We expect to hear John Mancini, president of AIIM, sing the praises of enterprise ECM innovations, but I admit, he really didn’t mince words when he suggested we stop letting paper-based policies govern our enterprise technology strategies. As he says, you wouldn’t ask a blacksmith fix your car, so why are we letting paper records dictate how we structure, record and otherwise connect our digital information? Mancini also focused on three little syllables, reminiscent of The Sound of Music: Forget Do Re Mi. It’s all about So Lo Mo. Social, Local, Mobile. It’s the three words that every CIO must learn to help drive business expectations.

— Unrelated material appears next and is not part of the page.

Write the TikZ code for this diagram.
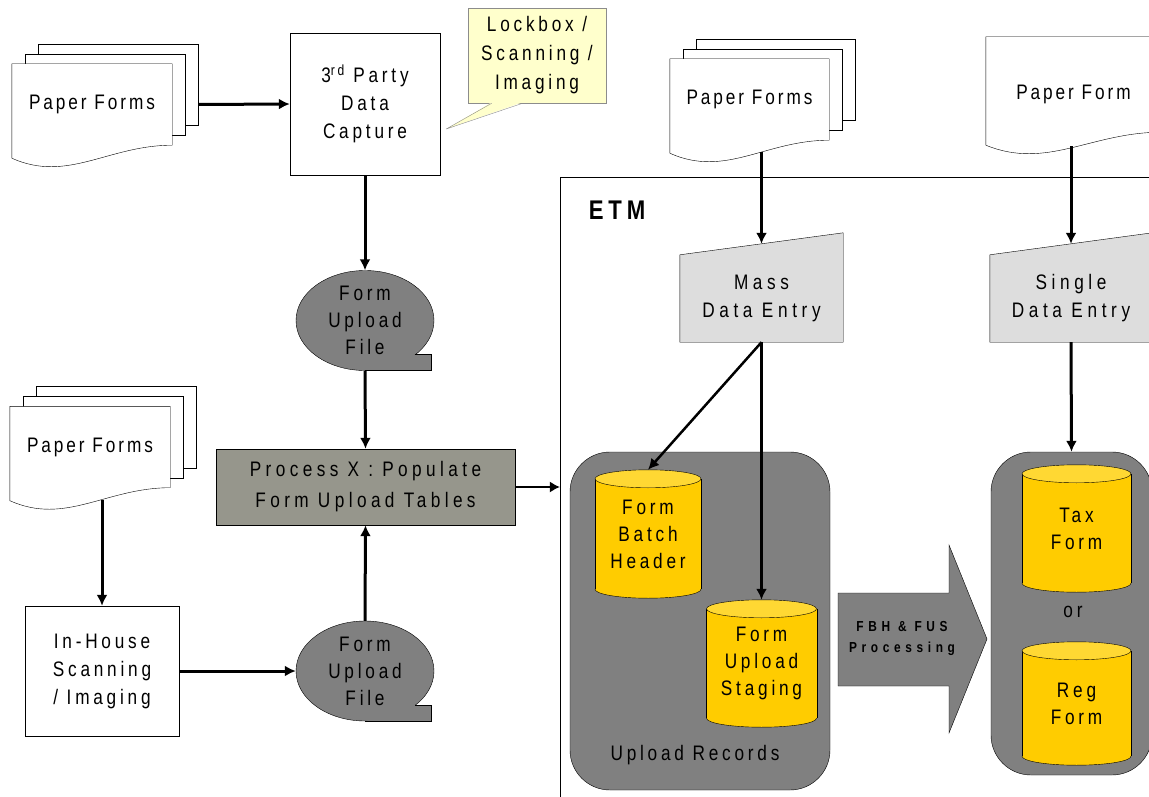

Andy MacMillan, VP of Oracle, drove the message home by offering real-life case studies of how using evolved and advanced enterprise content strategies helped organizations serving the greater good, such as the Organization of American States, dedicated to human rights, benefit from making changes at both the human and technological level.

The most anticipated keynote speaker of the morning didn’t disappoint. Aaron Levie of Box.net gave us the extra push we needed to make us want to go out an implement, integrate and innovate social technologies. Levie wants to make enterprise software sexy by making it easy, simple and powerful. Ultimately, the technology we want to use should be technology that we’d use even if we didn’t have to. Yet, to get there, we need to readjust our values and efforts. Instead of investing in maintaining and updating our outdated legacy systems, let’s invest in new technologies to solve problems, connect communities and make working productive and, well, sexy.

Info360 promises a lot of information. As we make our way through the conference over the next few days, I look forward to seeing the enterprise demonstrate its utility.